Images are excluded; otherwise, output every record exactly.

--------

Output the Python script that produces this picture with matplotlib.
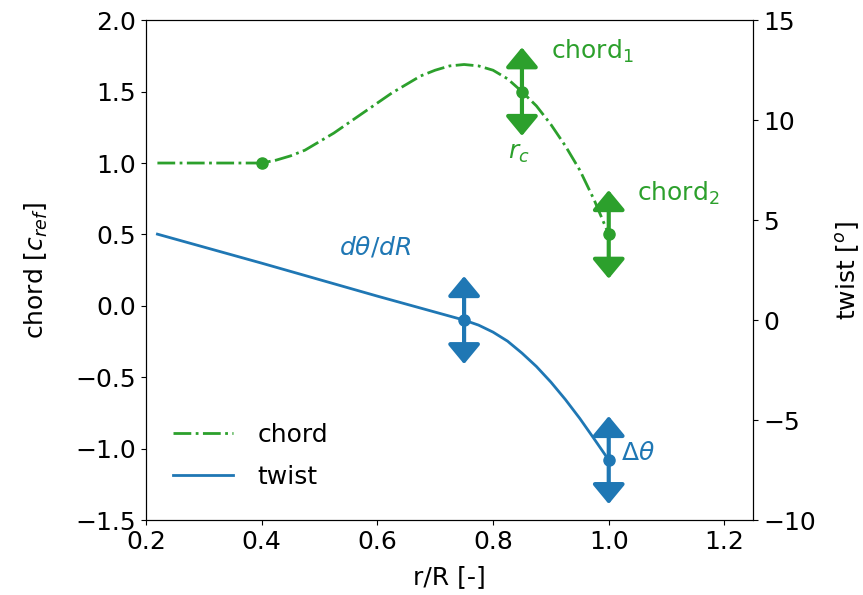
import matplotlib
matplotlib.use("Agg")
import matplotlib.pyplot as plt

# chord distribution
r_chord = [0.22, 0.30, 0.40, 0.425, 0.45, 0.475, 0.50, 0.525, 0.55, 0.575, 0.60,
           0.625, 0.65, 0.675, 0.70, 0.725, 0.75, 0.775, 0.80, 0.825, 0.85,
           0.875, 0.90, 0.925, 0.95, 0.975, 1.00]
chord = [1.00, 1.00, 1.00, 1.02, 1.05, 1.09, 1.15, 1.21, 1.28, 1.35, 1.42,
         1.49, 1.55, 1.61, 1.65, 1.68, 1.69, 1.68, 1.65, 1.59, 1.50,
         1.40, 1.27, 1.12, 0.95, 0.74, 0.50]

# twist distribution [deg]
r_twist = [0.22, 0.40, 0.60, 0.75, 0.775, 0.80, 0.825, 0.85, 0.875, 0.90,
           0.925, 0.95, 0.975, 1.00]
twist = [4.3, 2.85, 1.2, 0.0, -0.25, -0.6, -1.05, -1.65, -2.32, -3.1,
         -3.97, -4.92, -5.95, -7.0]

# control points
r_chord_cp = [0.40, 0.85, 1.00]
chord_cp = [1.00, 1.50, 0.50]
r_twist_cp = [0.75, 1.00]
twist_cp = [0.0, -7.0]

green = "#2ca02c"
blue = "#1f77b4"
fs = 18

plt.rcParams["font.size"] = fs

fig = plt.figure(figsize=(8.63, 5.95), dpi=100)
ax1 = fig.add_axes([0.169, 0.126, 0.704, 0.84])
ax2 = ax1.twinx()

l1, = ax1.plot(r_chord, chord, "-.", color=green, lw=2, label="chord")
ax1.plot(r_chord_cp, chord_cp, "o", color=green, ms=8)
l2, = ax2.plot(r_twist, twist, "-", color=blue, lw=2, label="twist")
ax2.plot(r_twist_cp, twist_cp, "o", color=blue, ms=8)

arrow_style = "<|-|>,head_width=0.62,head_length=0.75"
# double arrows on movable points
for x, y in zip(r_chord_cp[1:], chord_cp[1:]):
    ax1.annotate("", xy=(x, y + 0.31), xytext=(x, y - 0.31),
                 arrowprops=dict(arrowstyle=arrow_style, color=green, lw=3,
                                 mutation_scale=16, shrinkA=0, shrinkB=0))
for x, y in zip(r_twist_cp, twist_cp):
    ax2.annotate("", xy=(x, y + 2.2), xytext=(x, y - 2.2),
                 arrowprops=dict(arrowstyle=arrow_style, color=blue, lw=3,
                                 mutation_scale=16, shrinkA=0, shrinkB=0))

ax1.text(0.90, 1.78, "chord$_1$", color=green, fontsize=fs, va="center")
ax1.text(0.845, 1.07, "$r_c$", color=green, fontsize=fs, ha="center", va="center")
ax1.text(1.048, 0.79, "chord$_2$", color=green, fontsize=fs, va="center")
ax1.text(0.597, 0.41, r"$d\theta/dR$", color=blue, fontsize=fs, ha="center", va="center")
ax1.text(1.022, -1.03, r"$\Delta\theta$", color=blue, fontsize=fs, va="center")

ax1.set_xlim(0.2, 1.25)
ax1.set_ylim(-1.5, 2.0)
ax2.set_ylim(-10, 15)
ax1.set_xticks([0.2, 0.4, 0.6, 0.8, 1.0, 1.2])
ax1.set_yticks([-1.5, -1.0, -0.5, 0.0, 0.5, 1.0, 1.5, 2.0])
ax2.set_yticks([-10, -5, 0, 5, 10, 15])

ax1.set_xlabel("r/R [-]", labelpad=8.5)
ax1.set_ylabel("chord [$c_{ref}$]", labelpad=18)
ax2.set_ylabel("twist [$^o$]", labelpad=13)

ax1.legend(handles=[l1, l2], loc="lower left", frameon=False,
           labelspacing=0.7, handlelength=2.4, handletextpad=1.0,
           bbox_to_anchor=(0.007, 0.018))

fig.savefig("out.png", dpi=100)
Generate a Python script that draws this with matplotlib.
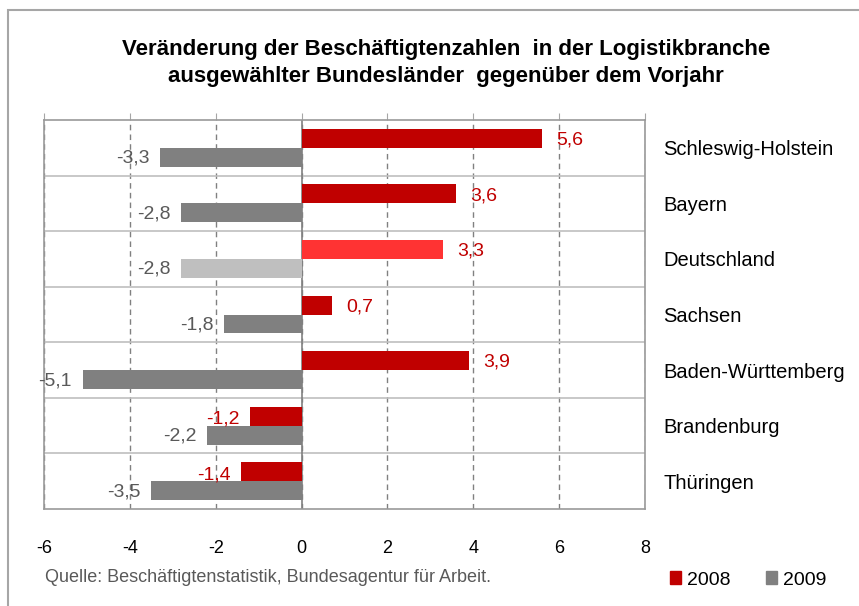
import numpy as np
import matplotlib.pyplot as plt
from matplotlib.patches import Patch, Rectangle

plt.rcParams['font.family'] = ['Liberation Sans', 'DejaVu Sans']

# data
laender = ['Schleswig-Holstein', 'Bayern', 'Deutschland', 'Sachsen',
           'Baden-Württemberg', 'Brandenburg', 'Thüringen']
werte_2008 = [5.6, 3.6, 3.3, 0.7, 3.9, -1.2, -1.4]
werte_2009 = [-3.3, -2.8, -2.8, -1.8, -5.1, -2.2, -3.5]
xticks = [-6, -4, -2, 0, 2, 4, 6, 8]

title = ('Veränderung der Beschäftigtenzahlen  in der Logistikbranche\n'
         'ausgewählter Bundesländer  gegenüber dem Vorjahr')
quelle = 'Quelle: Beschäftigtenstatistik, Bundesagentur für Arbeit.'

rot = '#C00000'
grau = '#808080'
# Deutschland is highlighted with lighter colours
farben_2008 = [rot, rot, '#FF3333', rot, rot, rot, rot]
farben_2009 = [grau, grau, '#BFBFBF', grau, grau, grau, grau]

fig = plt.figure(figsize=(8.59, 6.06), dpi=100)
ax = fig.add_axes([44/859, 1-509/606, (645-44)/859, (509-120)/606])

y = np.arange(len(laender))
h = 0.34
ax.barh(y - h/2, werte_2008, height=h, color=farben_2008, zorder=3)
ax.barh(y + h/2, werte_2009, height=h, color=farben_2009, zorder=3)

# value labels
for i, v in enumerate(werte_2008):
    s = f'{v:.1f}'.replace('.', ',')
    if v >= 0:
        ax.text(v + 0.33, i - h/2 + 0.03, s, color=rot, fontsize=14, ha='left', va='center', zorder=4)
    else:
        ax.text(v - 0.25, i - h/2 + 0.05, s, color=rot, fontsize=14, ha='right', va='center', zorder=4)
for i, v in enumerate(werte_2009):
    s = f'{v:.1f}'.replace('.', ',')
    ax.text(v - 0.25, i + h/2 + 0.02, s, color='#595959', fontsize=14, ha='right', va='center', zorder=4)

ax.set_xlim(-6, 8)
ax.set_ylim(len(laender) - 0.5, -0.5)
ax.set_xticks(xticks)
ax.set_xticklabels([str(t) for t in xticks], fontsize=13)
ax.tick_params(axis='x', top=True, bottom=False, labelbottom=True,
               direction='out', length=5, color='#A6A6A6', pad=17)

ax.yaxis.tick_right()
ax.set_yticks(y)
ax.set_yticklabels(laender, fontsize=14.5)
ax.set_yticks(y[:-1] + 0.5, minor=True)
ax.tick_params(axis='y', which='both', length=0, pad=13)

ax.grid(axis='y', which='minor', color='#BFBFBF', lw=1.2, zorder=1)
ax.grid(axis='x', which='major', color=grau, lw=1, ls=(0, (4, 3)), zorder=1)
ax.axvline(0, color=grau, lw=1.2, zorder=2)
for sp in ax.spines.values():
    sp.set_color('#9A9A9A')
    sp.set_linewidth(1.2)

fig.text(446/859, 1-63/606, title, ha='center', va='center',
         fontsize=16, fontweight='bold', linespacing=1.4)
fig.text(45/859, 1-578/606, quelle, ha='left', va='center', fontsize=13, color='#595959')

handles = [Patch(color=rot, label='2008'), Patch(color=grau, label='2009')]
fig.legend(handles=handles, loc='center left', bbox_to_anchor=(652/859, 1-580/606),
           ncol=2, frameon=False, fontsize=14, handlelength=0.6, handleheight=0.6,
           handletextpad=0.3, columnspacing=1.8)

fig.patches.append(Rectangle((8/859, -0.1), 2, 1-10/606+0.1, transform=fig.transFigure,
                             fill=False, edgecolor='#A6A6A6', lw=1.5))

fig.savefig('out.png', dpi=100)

--------

=== Answer in full ===
Output the Python script that produces this picture with matplotlib.
import matplotlib
matplotlib.use("Agg")
import matplotlib.pyplot as plt

# chord distribution
r_chord = [0.22, 0.30, 0.40, 0.425, 0.45, 0.475, 0.50, 0.525, 0.55, 0.575, 0.60,
           0.625, 0.65, 0.675, 0.70, 0.725, 0.75, 0.775, 0.80, 0.825, 0.85,
           0.875, 0.90, 0.925, 0.95, 0.975, 1.00]
chord = [1.00, 1.00, 1.00, 1.02, 1.05, 1.09, 1.15, 1.21, 1.28, 1.35, 1.42,
         1.49, 1.55, 1.61, 1.65, 1.68, 1.69, 1.68, 1.65, 1.59, 1.50,
         1.40, 1.27, 1.12, 0.95, 0.74, 0.50]

# twist distribution [deg]
r_twist = [0.22, 0.40, 0.60, 0.75, 0.775, 0.80, 0.825, 0.85, 0.875, 0.90,
           0.925, 0.95, 0.975, 1.00]
twist = [4.3, 2.85, 1.2, 0.0, -0.25, -0.6, -1.05, -1.65, -2.32, -3.1,
         -3.97, -4.92, -5.95, -7.0]

# control points
r_chord_cp = [0.40, 0.85, 1.00]
chord_cp = [1.00, 1.50, 0.50]
r_twist_cp = [0.75, 1.00]
twist_cp = [0.0, -7.0]

green = "#2ca02c"
blue = "#1f77b4"
fs = 18

plt.rcParams["font.size"] = fs

fig = plt.figure(figsize=(8.63, 5.95), dpi=100)
ax1 = fig.add_axes([0.169, 0.126, 0.704, 0.84])
ax2 = ax1.twinx()

l1, = ax1.plot(r_chord, chord, "-.", color=green, lw=2, label="chord")
ax1.plot(r_chord_cp, chord_cp, "o", color=green, ms=8)
l2, = ax2.plot(r_twist, twist, "-", color=blue, lw=2, label="twist")
ax2.plot(r_twist_cp, twist_cp, "o", color=blue, ms=8)

arrow_style = "<|-|>,head_width=0.62,head_length=0.75"
# double arrows on movable points
for x, y in zip(r_chord_cp[1:], chord_cp[1:]):
    ax1.annotate("", xy=(x, y + 0.31), xytext=(x, y - 0.31),
                 arrowprops=dict(arrowstyle=arrow_style, color=green, lw=3,
                                 mutation_scale=16, shrinkA=0, shrinkB=0))
for x, y in zip(r_twist_cp, twist_cp):
    ax2.annotate("", xy=(x, y + 2.2), xytext=(x, y - 2.2),
                 arrowprops=dict(arrowstyle=arrow_style, color=blue, lw=3,
                                 mutation_scale=16, shrinkA=0, shrinkB=0))

ax1.text(0.90, 1.78, "chord$_1$", color=green, fontsize=fs, va="center")
ax1.text(0.845, 1.07, "$r_c$", color=green, fontsize=fs, ha="center", va="center")
ax1.text(1.048, 0.79, "chord$_2$", color=green, fontsize=fs, va="center")
ax1.text(0.597, 0.41, r"$d\theta/dR$", color=blue, fontsize=fs, ha="center", va="center")
ax1.text(1.022, -1.03, r"$\Delta\theta$", color=blue, fontsize=fs, va="center")

ax1.set_xlim(0.2, 1.25)
ax1.set_ylim(-1.5, 2.0)
ax2.set_ylim(-10, 15)
ax1.set_xticks([0.2, 0.4, 0.6, 0.8, 1.0, 1.2])
ax1.set_yticks([-1.5, -1.0, -0.5, 0.0, 0.5, 1.0, 1.5, 2.0])
ax2.set_yticks([-10, -5, 0, 5, 10, 15])

ax1.set_xlabel("r/R [-]", labelpad=8.5)
ax1.set_ylabel("chord [$c_{ref}$]", labelpad=18)
ax2.set_ylabel("twist [$^o$]", labelpad=13)

ax1.legend(handles=[l1, l2], loc="lower left", frameon=False,
           labelspacing=0.7, handlelength=2.4, handletextpad=1.0,
           bbox_to_anchor=(0.007, 0.018))

fig.savefig("out.png", dpi=100)
Generate a Python script that draws this with matplotlib.
import numpy as np
import matplotlib.pyplot as plt
from matplotlib.patches import Patch, Rectangle

plt.rcParams['font.family'] = ['Liberation Sans', 'DejaVu Sans']

# data
laender = ['Schleswig-Holstein', 'Bayern', 'Deutschland', 'Sachsen',
           'Baden-Württemberg', 'Brandenburg', 'Thüringen']
werte_2008 = [5.6, 3.6, 3.3, 0.7, 3.9, -1.2, -1.4]
werte_2009 = [-3.3, -2.8, -2.8, -1.8, -5.1, -2.2, -3.5]
xticks = [-6, -4, -2, 0, 2, 4, 6, 8]

title = ('Veränderung der Beschäftigtenzahlen  in der Logistikbranche\n'
         'ausgewählter Bundesländer  gegenüber dem Vorjahr')
quelle = 'Quelle: Beschäftigtenstatistik, Bundesagentur für Arbeit.'

rot = '#C00000'
grau = '#808080'
# Deutschland is highlighted with lighter colours
farben_2008 = [rot, rot, '#FF3333', rot, rot, rot, rot]
farben_2009 = [grau, grau, '#BFBFBF', grau, grau, grau, grau]

fig = plt.figure(figsize=(8.59, 6.06), dpi=100)
ax = fig.add_axes([44/859, 1-509/606, (645-44)/859, (509-120)/606])

y = np.arange(len(laender))
h = 0.34
ax.barh(y - h/2, werte_2008, height=h, color=farben_2008, zorder=3)
ax.barh(y + h/2, werte_2009, height=h, color=farben_2009, zorder=3)

# value labels
for i, v in enumerate(werte_2008):
    s = f'{v:.1f}'.replace('.', ',')
    if v >= 0:
        ax.text(v + 0.33, i - h/2 + 0.03, s, color=rot, fontsize=14, ha='left', va='center', zorder=4)
    else:
        ax.text(v - 0.25, i - h/2 + 0.05, s, color=rot, fontsize=14, ha='right', va='center', zorder=4)
for i, v in enumerate(werte_2009):
    s = f'{v:.1f}'.replace('.', ',')
    ax.text(v - 0.25, i + h/2 + 0.02, s, color='#595959', fontsize=14, ha='right', va='center', zorder=4)

ax.set_xlim(-6, 8)
ax.set_ylim(len(laender) - 0.5, -0.5)
ax.set_xticks(xticks)
ax.set_xticklabels([str(t) for t in xticks], fontsize=13)
ax.tick_params(axis='x', top=True, bottom=False, labelbottom=True,
               direction='out', length=5, color='#A6A6A6', pad=17)

ax.yaxis.tick_right()
ax.set_yticks(y)
ax.set_yticklabels(laender, fontsize=14.5)
ax.set_yticks(y[:-1] + 0.5, minor=True)
ax.tick_params(axis='y', which='both', length=0, pad=13)

ax.grid(axis='y', which='minor', color='#BFBFBF', lw=1.2, zorder=1)
ax.grid(axis='x', which='major', color=grau, lw=1, ls=(0, (4, 3)), zorder=1)
ax.axvline(0, color=grau, lw=1.2, zorder=2)
for sp in ax.spines.values():
    sp.set_color('#9A9A9A')
    sp.set_linewidth(1.2)

fig.text(446/859, 1-63/606, title, ha='center', va='center',
         fontsize=16, fontweight='bold', linespacing=1.4)
fig.text(45/859, 1-578/606, quelle, ha='left', va='center', fontsize=13, color='#595959')

handles = [Patch(color=rot, label='2008'), Patch(color=grau, label='2009')]
fig.legend(handles=handles, loc='center left', bbox_to_anchor=(652/859, 1-580/606),
           ncol=2, frameon=False, fontsize=14, handlelength=0.6, handleheight=0.6,
           handletextpad=0.3, columnspacing=1.8)

fig.patches.append(Rectangle((8/859, -0.1), 2, 1-10/606+0.1, transform=fig.transFigure,
                             fill=False, edgecolor='#A6A6A6', lw=1.5))

fig.savefig('out.png', dpi=100)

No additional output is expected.